Ha! You only creep through my hood at night!


----------



## bowfisher (Jun 28, 2016)

I would definitely be interested.


----------



## bhudson (Apr 22, 2015)

Hell yeah I'd be interested. Could you make one that you could use with your trailer hitch and maybe either fold up or put together and carry around in the truck?


----------



## sureicanfish (Sep 30, 2007)

bhudson said:


> Hell yeah I'd be interested. Could you make one that you could use with your trailer hitch and maybe either fold up or put together and carry around in the truck?


Sure, but likely not for less than you could buy one like that, mass production has the edge on stuff like that.


----------



## bhudson (Apr 22, 2015)

Yeah I know but I try not to buy any of that made in China crap and you'd probably use better steel anyway I'm guessing


----------



## sureicanfish (Sep 30, 2007)

Alright, if I can get 4 or 5 of these spoken for I can do:

4x4 square tube, 13-14' high (before setting in ground), 4' arm, hand winch and 2 pullies.

$180

Just the rack, no winch or pullies, $140


----------



## Splittine (Nov 24, 2007)

I'll do one @ 14' no hardware needed.


----------



## sureicanfish (Sep 30, 2007)

10-4!


----------



## MrFish (Aug 21, 2009)

I would take one, but I hunt with a .223 so we know I won't be bringing nuthin' home.


----------



## sureicanfish (Sep 30, 2007)

MrFish said:


> I would take one, but I hunt with a .223 so we know I won't be bringing nuthin' home.
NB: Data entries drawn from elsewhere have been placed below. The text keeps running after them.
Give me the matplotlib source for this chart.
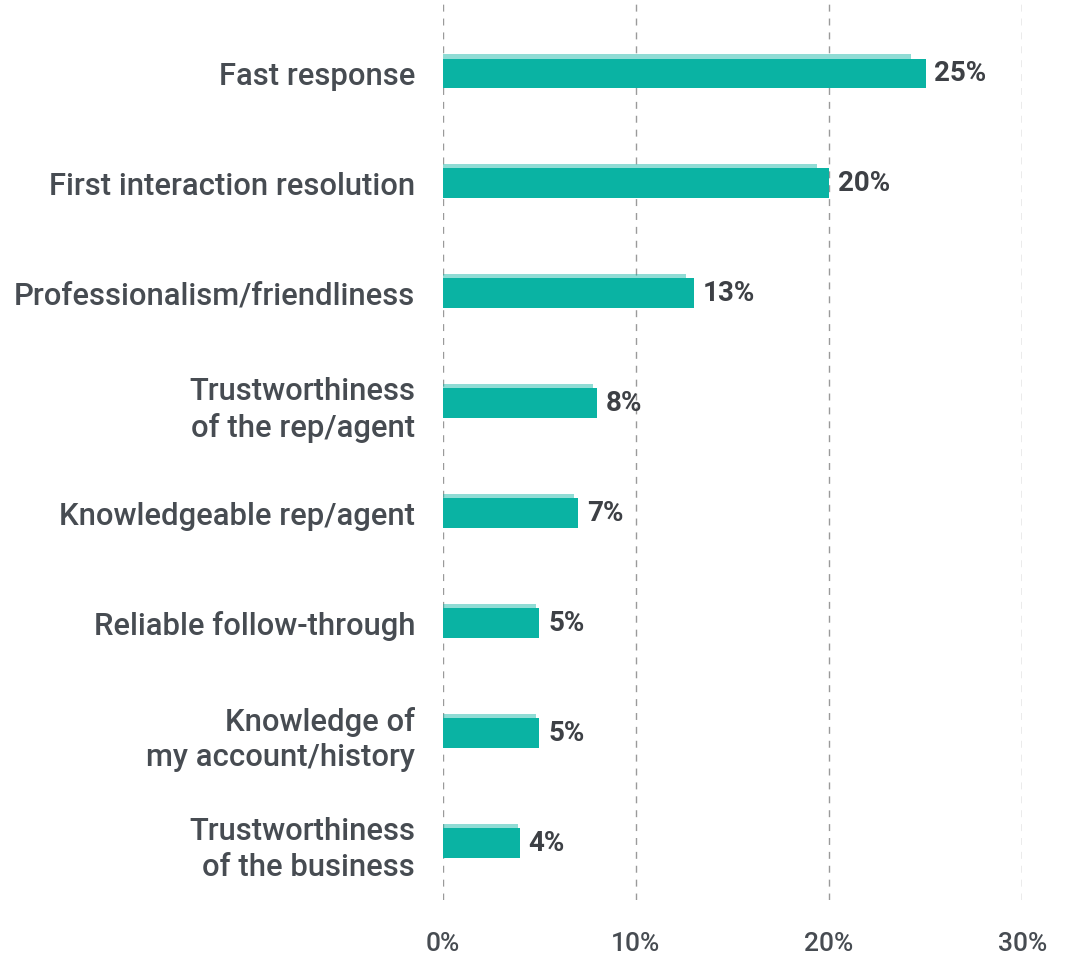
import numpy as np
from matplotlib import pyplot as plt

plt.rcParams['font.family'] = ['Roboto', 'DejaVu Sans']

categories = ['Fast response', 'First interaction resolution', 'Professionalism/friendliness',
              'Trustworthiness\nof the rep/agent', 'Knowledgeable rep/agent',
              'Reliable follow-through', 'Knowledge of\nmy account/history',
              'Trustworthiness\nof the business']
values = [25, 20, 13, 8, 7, 5, 5, 4]
ticks = [0, 10, 20, 30]
tick_labels = ['0%', '10%', '20%', '30%']

teal = '#0ab3a3'
text_col = '#474c52'

fig = plt.figure(figsize=(10.67, 9.57), dpi=100)
ax = fig.add_axes([0.415, 0.0596, 0.543, 0.940])

y = np.arange(len(categories))
ax.barh(y, values, height=0.27, color=teal, zorder=3)
# brush-like sliver along the top edge
ax.barh(y - 0.155, [v * 0.97 for v in values], height=0.04, color=teal, alpha=0.45, zorder=3)

for yi, v in zip(y, values):
    ax.text(v + 0.45, yi, f'{v}%', va='center', ha='left', fontsize=20,
            fontweight='bold', color='#3d4045', zorder=4)

ax.set_xlim(0, 30)
ax.set_ylim(len(categories) - 1 + 0.518, -0.664)
ax.set_yticks(y)
ax.set_yticklabels(categories, fontsize=22.3, color=text_col, linespacing=1.3,
                   fontweight='medium')
ax.set_xticks(ticks)
ax.set_xticklabels(tick_labels, fontsize=19, color=text_col, fontweight='medium')
ax.tick_params(axis='y', length=0, pad=20)
ax.tick_params(axis='x', length=0, pad=23)
for lab in ax.get_yticklabels():
    lab.set_horizontalalignment('right')

ax.xaxis.grid(True, color='#9a9a9a', linestyle=(0, (5, 5)), linewidth=1, zorder=0)
for s in ax.spines.values():
    s.set_visible(False)

plt.savefig('out.png', dpi=100)
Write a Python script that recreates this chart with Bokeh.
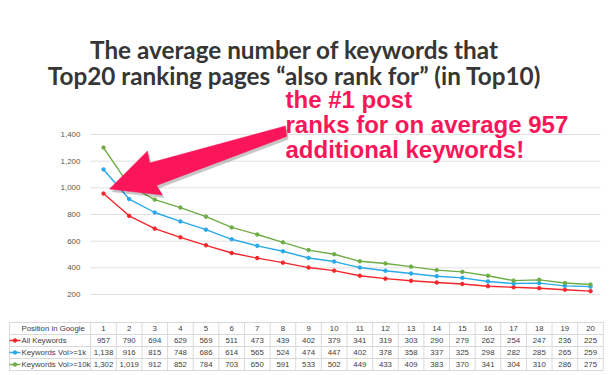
from bokeh.plotting import figure
from bokeh.models import Range1d, FixedTicker, NumeralTickFormatter, LinearAxis, ColumnDataSource
from bokeh.core.properties import value
from bokeh.embed import file_html
from bokeh.resources import INLINE

# ---------------- data ----------------
positions = list(range(1, 21))
all_kw = [957, 790, 694, 629, 569, 511, 473, 439, 402, 379, 341, 319, 303, 290, 279, 262, 254, 247, 236, 225]
kw_1k = [1138, 916, 815, 748, 686, 614, 565, 524, 474, 447, 402, 378, 358, 337, 325, 298, 282, 285, 265, 259]
kw_10k = [1302, 1019, 912, 852, 784, 703, 650, 591, 533, 502, 449, 433, 409, 383, 370, 341, 304, 310, 286, 275]
series_names = ["All Keywords", "Keywords Vol>=1k", "Keywords Vol>=10k"]
series_values = [all_kw, kw_1k, kw_10k]
series_colors = ["#f5262b", "#29a9ea", "#6fac45"]
y_ticks = [200, 400, 600, 800, 1000, 1200, 1400]
title_lines = ["The average number of keywords that",
               "Top20 ranking pages \u201calso rank for\u201d (in Top10)"]
note_lines = ["the #1 post", "ranks for on average 957", "additional keywords!"]
table_header = "Position in Google"

PINK = "#fa1659"
GRID = "#e0e0e0"
TXT = "#404040"
TLINE = "#d9d9d9"

# ---------------- layout (canvas pixels <-> data space) ----------------
W, H = 611, 375
U = (590 - 103) / 19.0       # px per position step
V = 160 / 1200.0             # px per keyword unit
BL = 8.5                     # baseline correction for alphabetic text


def cx(px):  # canvas px -> data x
    return 1 + (px - 103) / U


def cy(py):  # canvas py -> data y
    return 1400 + (134 - py) / V


p = figure(width=W, height=H, output_backend="svg", toolbar_location=None,
           x_range=Range1d(cx(0), cx(W)), y_range=Range1d(cy(H), cy(0)),
           x_axis_location=None, y_axis_location=None,
           min_border_left=0, min_border_right=0, min_border_top=0, min_border_bottom=0)
p.outline_line_color = None
p.background_fill_color = "white"
p.border_fill_color = "white"
p.grid.visible = False

# y axis drawn inside the canvas at the left edge of the plot area
ax = LinearAxis(fixed_location=cx(90), ticker=FixedTicker(ticks=y_ticks),
                formatter=NumeralTickFormatter(format="0,0"))
ax.axis_line_color = None
ax.major_tick_line_color = None
ax.minor_tick_line_color = None
ax.major_tick_out = 0
ax.major_tick_in = 0
ax.major_label_standoff = 10
ax.major_label_text_font = "Liberation Sans"
ax.major_label_text_font_size = "8px"
ax.major_label_text_color = "#595959"
p.add_layout(ax, "left")

# horizontal grid lines
p.segment(x0=[cx(90)] * len(y_ticks), y0=y_ticks, x1=[cx(600)] * len(y_ticks), y1=y_ticks,
          line_color=GRID, line_width=1)

# series
for vals, col in zip(series_values, series_colors):
    p.line(positions, vals, line_color=col, line_width=1.4)
    p.scatter(positions, vals, size=3.5, fill_color=col, line_color=col)

# arrow annotation (outline in canvas pixels)
arrow_px = [(109, 188.5), (147, 150.5), (149, 162.5), (285, 125.5),
            (286, 136), (156, 185), (162, 194.5)]
sh = [(x + 2, y + 3) for x, y in arrow_px]
p.patch([cx(x) for x, y in sh], [cy(y) for x, y in sh],
        fill_color="black", fill_alpha=0.22, line_color=None)
p.patch([cx(x) for x, y in arrow_px], [cy(y) for x, y in arrow_px],
        fill_color=PINK, line_color=PINK, line_width=0.5)

# title
p.text(x=[cx(294)] * 2, y=[cy(57 - BL), cy(83.5 - BL)], text=title_lines,
       text_align="center", text_baseline="alphabetic",
       text_font=value("Lato"), text_font_style="bold",
       text_font_size="24.3px", text_color="#363636")

# pink note
p.text(x=[cx(285)] * 3, y=[cy(107.5 + 25 * i - BL) for i in range(3)], text=note_lines,
       text_align="left", text_baseline="alphabetic",
       text_font=value("Liberation Sans"), text_font_style="bold",
       text_font_size="24px", text_color=PINK)

# ---------------- data table ----------------
row_top = 322
row_h = 12
n_rows = 4
left = cx(9)
right = positions[-1] + 0.5
hy = [cy(row_top + i * row_h) for i in range(n_rows + 1)]
p.segment(x0=[left] * len(hy), y0=hy, x1=[right] * len(hy), y1=hy,
          line_color=TLINE, line_width=1)
vx = [left] + [k - 0.5 for k in positions] + [right]
p.segment(x0=vx, y0=[hy[0]] * len(vx), x1=vx, y1=[hy[-1]] * len(vx),
          line_color=TLINE, line_width=1)

centers = [cy(row_top + (i + 0.5) * row_h) for i in range(n_rows)]
FONT = value("Liberation Sans")
FS = "7.8px"

p.text(x=[cx(21)], y=[centers[0]], text=[table_header], text_align="left",
       text_baseline="middle", text_font=FONT, text_font_size=FS, text_color=TXT)
p.text(x=positions, y=[centers[0]] * len(positions), text=[str(k) for k in positions],
       text_align="center", text_baseline="middle", text_font=FONT,
       text_font_size=FS, text_color=TXT)

for i, (name, vals, col) in enumerate(zip(series_names, series_values, series_colors)):
    yc = centers[i + 1]
    p.segment(x0=[cx(9)], y0=[yc], x1=[cx(20)], y1=[yc], line_color=col, line_width=1.3)
    p.scatter([cx(14.5)], [yc], size=3.5, fill_color=col, line_color=col)
    p.text(x=[cx(21)], y=[yc], text=[name], text_align="left", text_baseline="middle",
           text_font=FONT, text_font_size=FS, text_color=TXT)
    src = ColumnDataSource(dict(x=positions, y=[yc] * len(positions),
                                s=[f"{v:,}" for v in vals]))
    p.text(x="x", y="y", text="s", source=src, text_align="center",
           text_baseline="middle", text_font=FONT, text_font_size=FS,
           text_color=TXT)

open("out.html", "w").write(file_html(p, INLINE))
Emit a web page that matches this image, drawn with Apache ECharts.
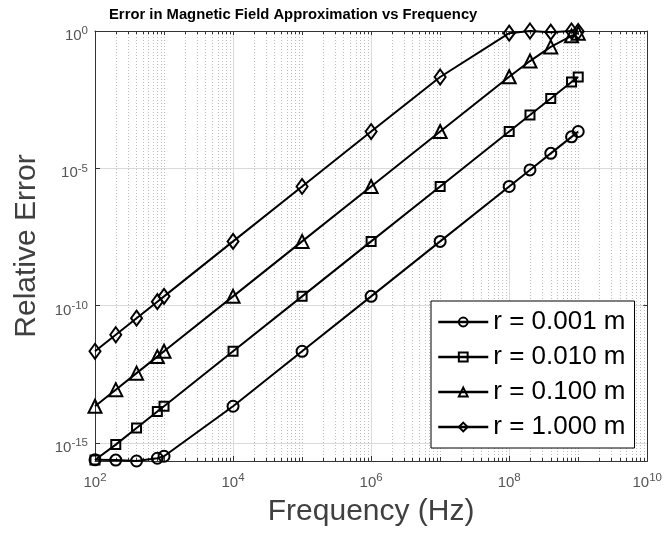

make the jump on up to a 22-250 sissy, i'll put you down for 3!


----------



## Jason (Oct 2, 2007)

Fer those w/ kiddo's you could weld a flat solid piece on the end and it could double as basketball goal!!!


----------



## lastcast (Oct 12, 2007)

No beer holders, they won't sell!


----------



## Outside9 (Apr 30, 2008)

sure said:


> Not to steal Jason's fancy granite countertop skinning stations' thunder, but, another member asked me about a basic skinning rack and I thought I may could build a few. Simple design, single pole, 3x3 steel ready to concrete in place or set in gravel so you can remove it. 600 pound hand winch and a couple pullies. Would look like the one below (not mine), anyone in need? Cost would be under 200.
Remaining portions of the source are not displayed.